Afterwards, there was a $100/plate fundraising dinner. While the governor’s wife and other high-society guests arrived in evening gowns and formal wear, the kiters ducked into bathrooms to look for matching socks and clean t-shirts. In our world, “semi-formal” can mean anything from a suit (Roger Chewning) to a silk kimono (Scott Skinner) to the shirt and jeans you wore all day (the Decs). And as long as everyone knows you’re a kiter, you can get away with it.

Sunday dawned with 20 mph winds and sunny skies. The ice at the foot of the spectator bridge had cracked on Saturday afternoon, but the cold weather had frozen the shoreline solid. And once again, the flyers launched an aerial art gallery. The inflatables proved most popular, with puffer fish and basking shark sweeping back and forth, occasionally wrapping themselves around unsuspecting spectators. Chewning sent up a giant American flag flowform with 300’ tails, while George Peter created a wind garden of banners, birds, and huge Kat and Bird Man kites.

With military precision, the stunt kite teams did demo after demo. The Fire had a spectacular mid-air crash and leading edge blow-up, and a team of volunteers had to hold Ray Bethell in place, but the crowds ate it all up. Lee Sedgewick zoomed over to center stage for some skiing demos, jumping over sandbags and doing mid-air tricks (and cutting Bethell’s lines in the process! Oops!).

As the sun sank over the Capitol Building, the surface of the ice was slushy from the friction of thousands of feet. Kites got soaked as they landed, and had to be taken inside for drying off. Long underwear was peeled off, boots were removed, hat hair stuck out in all directions, and Monona Terrace was filled with the pungently happy aroma of wet ripstop and sweaty kitefliers.

No festival of this magnitude would be complete without a farewell dinner, and a gathering of 60+ kiters in a German restaurant fills the bill. Ask anyone who was there about drinking from “The Boot”; if they can remember it, they probably weren’t really there. I can report, however, that while the Decorators drank prodigiously, Ray Bethell took on all comers and thoroughly doused his liver in brew.
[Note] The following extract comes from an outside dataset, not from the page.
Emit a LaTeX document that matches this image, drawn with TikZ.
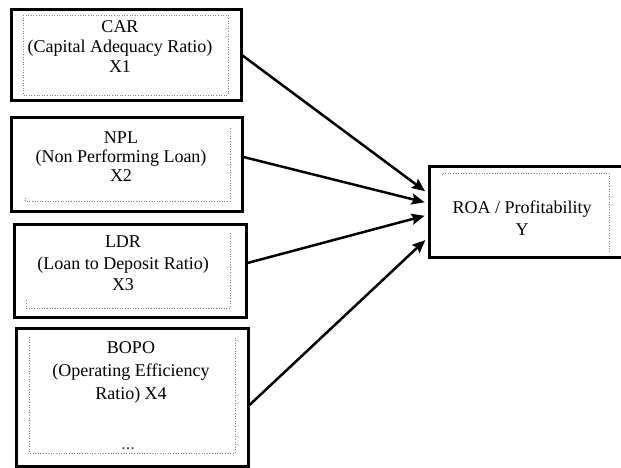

Robert Trepanier won the best hat prize for his furry leopard spotted chapeau (said Gomberg, “There were so many great hats here, and the guy with the best butt wins. It figures.”).

So why not fly kites on ice? The winds were good, the crowds were large, and everyone had a good time. The sponsors were happy to see lots of people having fun, and to get their own logo rokkakus. The organizers, led by Linda Underwood and Angie Tyler, were exhausted but smiling. And as we wondered how big an ice screw to use as an anchor if Peter Lynn were to show up, it seems clear that next year will be bigger, better, and icier.

If you watched the TV show, M*A*S*H*, you might remember this toast made by one of the doctors. I offer it up in salute of a great new event…

“Ladies and gentleman, take my advice:

Pull down your pants, and slide on the ice.”